Cycle of Public Health FunctionsPolicy development, the second of the core functions in public health, is the creation of comprehensive public health policies based on scientific knowledge. Assurance, the third core function, is the pledge to constituents that services necessary to achieve agreed-upon goals are provided by encouraging actions of others (private or public), requiring action through regulation, or providing service directly.

Assessment includes the following:

  1. Determining the health needs of the community by establishing a systematic process that periodically provides pertinent health information.

  2. Investigating adverse health events and health hazards by conducting timely investigations that identify the magnitude of health problems, including their duration, trends, location, and at-risk populations.

  3. Analyzing the determinants of identified health problems to determine the reasons why certain populations are at risk for adverse health outcomes.

Thus, assessment is the foundation of public health practice at the local level and part of a cycle of activities that is designed to meet the mission of public health, to fulfill society's interest in ensuring the conditions in which people can be healthy.
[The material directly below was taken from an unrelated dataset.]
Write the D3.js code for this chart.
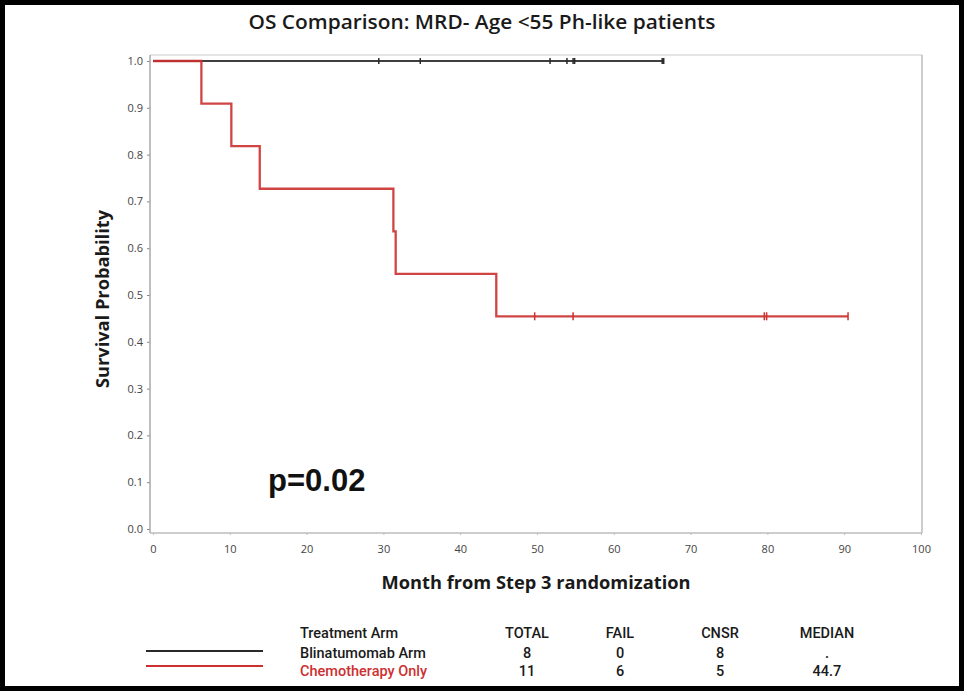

Without accurate information on the health status of a community and a clear understanding of the available resources, we cannot make informed decisions about which areas should have priority, which policies might be effective, or which interventions might be possible to implement.

We need a baseline understanding of the community's health before we can interpret how well any new policies or interventions improve health, how cost-effective one option is over another, or how long a program might continue.

Reference: Institute of Medicine, Stoto MA, Abel C, and Dievler A, eds. Healthy Communities: New Partnerships for the Future of Public Health. Washington, D.C., National Academy Press, 1996.